List Reverse(List head, int K)
{
    int cnt = 1;
    List newP, old, tmp;
    newP = head->Next;
    old = newP->Next;
    while(cnt < K){
        tmp = old->Next;
        old->Next = newP;
        old->NextAddr = newP->Addr;
        newP = old;
        old = tmp;
        cnt++;
    }
    head->Next->Next = old;
    if(old)
        head->Next->NextAddr = old->Addr;
    else
        head->Next->NextAddr = -1;
    return newP;
}

int main(int argc, char const *argv[])
{
    int FirstAdd, N, K;
    int i, j;
    int num = 0;
    int *pn = &num;
    List L;
    scanf("%d %d %d", &FirstAdd, &N, &K);
    L = FormList(FirstAdd, N, pn);
    List p, rp;
    p = L;
    rp = NULL;
    if(K <= num){
        for(i = 0; i < (num/K); i++){
            rp = Reverse(p, K);
            p->Next = rp;  //更新p
            p->NextAddr = rp->Addr;  //NextAddr的变换尤为重要
            for(j = 0; j < K; j++)
                p = p->Next;
        }
    }
    PrintList(L);
    return 0;
}

　　测试点“正好全反转”对应90 - 98行，当num是K的整数倍时，链表要每段都整体反转多次。

　　测试点“有多余结点不在链表上”对应num参数的操作，num代表输入的有效结点的个数，当输入一些链外结点时它们不会被计入有效结点，以保证循环次数的正确。

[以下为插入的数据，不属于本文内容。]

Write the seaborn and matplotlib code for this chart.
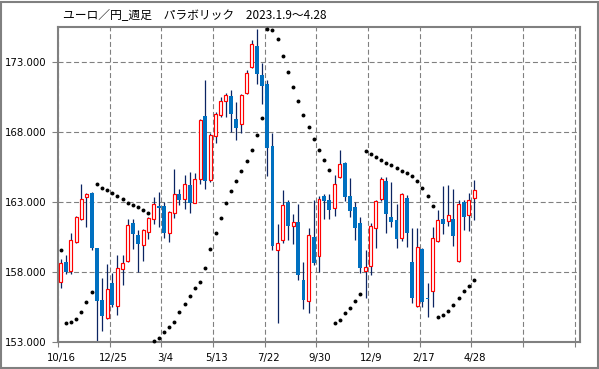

　　测试点“最大N，最后剩下K - 1不反转”除了需要考虑num数值以保证反转数的正确，还涉及了对时间复杂度的考察。这也是我最后一个通过的测试点，因为起先我的思路是把每组输入的内容都以结点形式存储下来：

List FormList(int FirstAdd, int N, int *pn)
{
    List L[MaxSize], head, tmp;
    int i, j;
    int Addr[MaxSize], Data[MaxSize], NextAddr[MaxSize];
    L[0] = (List)malloc(sizeof(struct LNode));
    //L[0] as the head node,
    //whose Data and Addr is null while Next points to the first valid node
    for(i = 1; i < N + 1; i++)
        scanf("%d %d %d", &Addr[i], &Data[i], &NextAddr[i]);
    for(i = 1; i < N + 1; i++){
        if(Addr[i] == FirstAdd){
            L[1] = (List)malloc(sizeof(struct LNode));
            L[1]->Addr = Addr[i];
            L[1]->Data = Data[i];
            L[1]->NextAddr = NextAddr[i];
            L[0]->Next = L[1];  //Now the first valid node was constructed and pointed by the head node
            (*pn)++; 
            break;
        }
    }
    i = 1;
    while(1){
        for(j = 1; j < N + 1; j++){
            if(L[i]->NextAddr == Addr[j]){
                (*pn)++;
                L[i + 1] = (List)malloc(sizeof(struct LNode));
                L[i + 1]->Addr = Addr[j];
                L[i + 1]->Data = Data[j];
                L[i + 1]->NextAddr = NextAddr[j];
                L[i]->Next = L[i + 1];
            }
        }
        if(L[i]->NextAddr == -1){
            L[i]->Next = NULL;
            break;
        }
        i++;
    }
    head = L[0];
    free(L[0]);
    return head;
}

　　这样虽然很明确对应了每个独立结点，也方便串联操作，但是构建时的时间复杂度已达到O(n²)，测试最大N时会超时，所以后来还是改用了数组方法，这才提升了操作效率。